I like Taste of the Wild lamb formula. My golden had digestive problems as a pup. Once I put him on a diet with lamb as a protein, he was doing great. At that time, TOTW had not been out yet or I would have started him on that. Good luck to puppy!


----------



## newport (Aug 8, 2011)

I would suggest adding THE MISSING LINK and (or) or maybe just ground chia or flax seeds to her daily diet. It is a soft bulking agent which is also good for them( omega threes etc.)


----------



## CarolinaCasey (Jun 1, 2007)

Perhaps you should stick with a food for 3-4 months. That is the time to really see if the food is working for that dog.

I might suggest buying a quality food WITH grains (the good ones! No corn or wheat!) I would suggest Fromm, Go!, Canidae as starting points.


----------



## Darenka (Jan 18, 2012)

tippykayak said:


> FYI, if you're talking about the author of that site, she's not a nutritionist by any professional definition. On her "about the author" page, she claims some coursework in nutrition and a "certification" in animal care. She claims none of the degrees of a nutritionist nor any professional experience as a veterinary nutritionist or anything remotely close to that.
> 
> I'm glad she was able to help your dog, but it's a pretty big stretch to call this person a nutritionist.


While I am the one who used the term, it's not actually a stretch at all to call her a nutritionist. I suspect the term you are looking for is a "Dietitian"; they are subject to professional regulations and certifications. In most areas a nutritionist is simply someone who advises on food, and even self-taught individuals can use the title. 

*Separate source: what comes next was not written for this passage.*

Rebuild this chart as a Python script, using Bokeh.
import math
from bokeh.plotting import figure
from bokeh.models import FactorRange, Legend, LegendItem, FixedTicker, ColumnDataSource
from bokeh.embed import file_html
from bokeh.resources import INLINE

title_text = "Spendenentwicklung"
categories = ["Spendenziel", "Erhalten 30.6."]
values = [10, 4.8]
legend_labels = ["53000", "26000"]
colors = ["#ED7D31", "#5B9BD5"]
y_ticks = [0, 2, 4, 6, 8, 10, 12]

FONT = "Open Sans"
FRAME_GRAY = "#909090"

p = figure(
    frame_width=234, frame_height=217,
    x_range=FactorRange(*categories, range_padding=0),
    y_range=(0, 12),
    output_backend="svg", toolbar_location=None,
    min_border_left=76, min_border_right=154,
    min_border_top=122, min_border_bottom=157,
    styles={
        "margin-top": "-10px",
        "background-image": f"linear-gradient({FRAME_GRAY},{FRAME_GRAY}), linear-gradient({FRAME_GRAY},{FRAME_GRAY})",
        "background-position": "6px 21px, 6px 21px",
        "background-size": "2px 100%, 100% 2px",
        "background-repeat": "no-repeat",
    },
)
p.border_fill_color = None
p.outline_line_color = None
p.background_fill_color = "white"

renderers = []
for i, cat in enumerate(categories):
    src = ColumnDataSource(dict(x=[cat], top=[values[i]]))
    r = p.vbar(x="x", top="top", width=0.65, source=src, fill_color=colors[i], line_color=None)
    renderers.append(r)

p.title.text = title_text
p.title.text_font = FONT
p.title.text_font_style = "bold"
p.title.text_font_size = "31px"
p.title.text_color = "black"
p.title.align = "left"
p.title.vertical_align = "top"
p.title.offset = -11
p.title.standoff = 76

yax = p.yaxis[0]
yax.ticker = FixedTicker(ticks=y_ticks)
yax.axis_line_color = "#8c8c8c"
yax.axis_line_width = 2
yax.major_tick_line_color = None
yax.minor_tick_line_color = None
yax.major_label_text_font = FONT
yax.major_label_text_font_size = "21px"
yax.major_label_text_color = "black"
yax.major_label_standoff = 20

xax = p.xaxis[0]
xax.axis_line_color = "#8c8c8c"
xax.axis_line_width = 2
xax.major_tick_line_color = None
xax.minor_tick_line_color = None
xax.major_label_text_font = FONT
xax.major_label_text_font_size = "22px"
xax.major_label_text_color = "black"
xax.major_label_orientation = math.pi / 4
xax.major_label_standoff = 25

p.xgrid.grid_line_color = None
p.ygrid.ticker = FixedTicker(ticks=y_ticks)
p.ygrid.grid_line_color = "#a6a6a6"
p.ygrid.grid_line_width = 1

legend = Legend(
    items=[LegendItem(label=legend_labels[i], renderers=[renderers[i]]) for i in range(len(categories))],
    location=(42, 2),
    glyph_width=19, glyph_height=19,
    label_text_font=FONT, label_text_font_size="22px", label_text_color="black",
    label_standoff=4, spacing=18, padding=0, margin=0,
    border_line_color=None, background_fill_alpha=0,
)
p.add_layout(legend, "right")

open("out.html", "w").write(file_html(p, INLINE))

This certainly is not meant to be a smear on vets, but most of them receive little to no nutritional education in their course work. But the same is true for an MD. I suspect my vet is too busy to keep up with the 100+ different dog food manufacturers and the ever increasing field of supplements. This woman has educated herself on such matters and it saved me from having to spend the time to research it myself. 

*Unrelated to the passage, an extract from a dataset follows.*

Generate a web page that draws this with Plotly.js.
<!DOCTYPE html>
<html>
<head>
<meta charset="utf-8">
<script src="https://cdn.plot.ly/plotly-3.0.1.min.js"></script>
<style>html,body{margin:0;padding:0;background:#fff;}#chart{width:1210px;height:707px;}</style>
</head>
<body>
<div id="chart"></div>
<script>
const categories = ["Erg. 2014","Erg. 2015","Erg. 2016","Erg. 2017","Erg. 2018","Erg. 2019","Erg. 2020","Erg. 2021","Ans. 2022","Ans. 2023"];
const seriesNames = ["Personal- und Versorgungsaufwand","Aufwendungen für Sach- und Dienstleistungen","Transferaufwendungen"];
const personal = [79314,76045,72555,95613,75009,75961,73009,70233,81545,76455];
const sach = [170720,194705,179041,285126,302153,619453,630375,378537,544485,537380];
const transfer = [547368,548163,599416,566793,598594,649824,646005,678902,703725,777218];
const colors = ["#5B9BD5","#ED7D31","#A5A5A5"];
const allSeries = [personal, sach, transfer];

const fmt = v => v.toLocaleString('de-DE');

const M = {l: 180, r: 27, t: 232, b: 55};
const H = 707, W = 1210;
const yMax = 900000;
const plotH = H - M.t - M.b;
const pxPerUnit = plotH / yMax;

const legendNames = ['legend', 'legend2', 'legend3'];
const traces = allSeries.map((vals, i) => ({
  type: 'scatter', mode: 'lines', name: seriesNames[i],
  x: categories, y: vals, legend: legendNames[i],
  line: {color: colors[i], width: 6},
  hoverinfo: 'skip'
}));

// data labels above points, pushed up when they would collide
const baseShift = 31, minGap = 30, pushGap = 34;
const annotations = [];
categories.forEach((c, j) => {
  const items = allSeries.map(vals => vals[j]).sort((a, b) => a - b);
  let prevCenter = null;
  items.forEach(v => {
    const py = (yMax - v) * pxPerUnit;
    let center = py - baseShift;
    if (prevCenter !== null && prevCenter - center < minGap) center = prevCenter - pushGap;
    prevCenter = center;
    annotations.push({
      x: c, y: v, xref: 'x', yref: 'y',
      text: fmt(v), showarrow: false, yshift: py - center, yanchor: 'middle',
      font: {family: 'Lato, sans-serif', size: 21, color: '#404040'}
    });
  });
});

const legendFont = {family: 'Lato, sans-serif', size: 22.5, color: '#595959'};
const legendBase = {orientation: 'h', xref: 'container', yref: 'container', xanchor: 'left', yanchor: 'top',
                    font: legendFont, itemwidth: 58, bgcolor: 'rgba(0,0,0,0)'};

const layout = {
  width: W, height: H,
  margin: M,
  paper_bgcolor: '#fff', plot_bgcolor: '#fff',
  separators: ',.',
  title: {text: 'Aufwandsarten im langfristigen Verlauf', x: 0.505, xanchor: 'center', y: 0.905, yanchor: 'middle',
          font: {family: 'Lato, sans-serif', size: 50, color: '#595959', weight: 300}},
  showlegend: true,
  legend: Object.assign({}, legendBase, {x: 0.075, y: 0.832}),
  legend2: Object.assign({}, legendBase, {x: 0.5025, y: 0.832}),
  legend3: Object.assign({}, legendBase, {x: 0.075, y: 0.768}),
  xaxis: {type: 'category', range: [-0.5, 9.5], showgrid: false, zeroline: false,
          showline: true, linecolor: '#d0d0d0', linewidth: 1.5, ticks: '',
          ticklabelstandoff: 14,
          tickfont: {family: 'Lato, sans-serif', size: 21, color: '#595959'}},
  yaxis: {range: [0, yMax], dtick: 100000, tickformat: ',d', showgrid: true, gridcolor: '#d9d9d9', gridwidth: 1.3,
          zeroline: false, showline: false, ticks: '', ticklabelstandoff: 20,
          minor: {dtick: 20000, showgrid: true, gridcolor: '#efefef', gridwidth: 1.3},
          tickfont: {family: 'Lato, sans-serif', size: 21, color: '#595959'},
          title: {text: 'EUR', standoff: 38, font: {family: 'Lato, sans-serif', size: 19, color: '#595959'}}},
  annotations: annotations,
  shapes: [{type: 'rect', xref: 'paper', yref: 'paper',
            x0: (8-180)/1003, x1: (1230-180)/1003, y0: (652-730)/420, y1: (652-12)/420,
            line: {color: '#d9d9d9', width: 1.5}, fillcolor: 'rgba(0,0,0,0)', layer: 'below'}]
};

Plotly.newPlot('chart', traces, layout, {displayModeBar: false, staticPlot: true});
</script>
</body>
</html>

It was simply a suggestion to the OP as another line of inquiry to pursue if they were interested. No one was attempting to deceive or mislead anyone.


----------



## KatieBlue'sMidnightSky (Feb 22, 2011)

I've had my now 11 month old golden on a blend of Orijen (currently Regional Red, prior, a mix of Puppy & Large Breed Puppy) and Nature's Variety Raw Medallions. We've had great success with this food. (Love Orijen) I must say that the transition was hard. First off, the food she was on when I got her was C-R-A-P (won't mention brand, so as not to offend anyone who uses it), and I went a bit too fast in my desire to get her off the said c-r-a-p, lol ~ she got very runny stools. I almost decided to quit and try something else, but the food person encouraged me to stick with it and to increase the new Orijen food. I did, and I am so happy I did because the awful runny stools cleared up quickly as soon as she was 100% on Orijen and off the, well, you know what.  (I started the Raw when she was just a little older...4 months old or something like that)

Good Luck! Hope you find whats best for your pup!


----------



## SterlingValleyGoldens (Jun 13, 2011)

We feed Nature's domain grain free food from Kirkland. It's really helped our dogs with stomach issues and poop issues.


----------



## Garfield (Apr 7, 2009)

cgriffin said:


> I like Taste of the Wild lamb formula. My golden had digestive problems as a pup. Once I put him on a diet with lamb as a protein, he was doing great. At that time, TOTW had not been out yet or I would have started him on that. Good luck to puppy!


TOTW has puppy formulas now too. But I do agree with folks about not switching puppy's diet too often as that in itself can cause issues.


----------



## elly (Nov 21, 2010)

Sometimes its not the grain but chicken and chicken 'products' in the food...once we removed all those he seemed better..we will soon reintroduce a little to check it wasnt coincidence but duck or venison and potato or tapioca formulas plus some raw have been the way forward for us.


----------



## klke (Apr 24, 2009)

I made the switch to Taste of the Wild Puppy. No more runny stools. She is doing great. Thanks for all the advice.


----------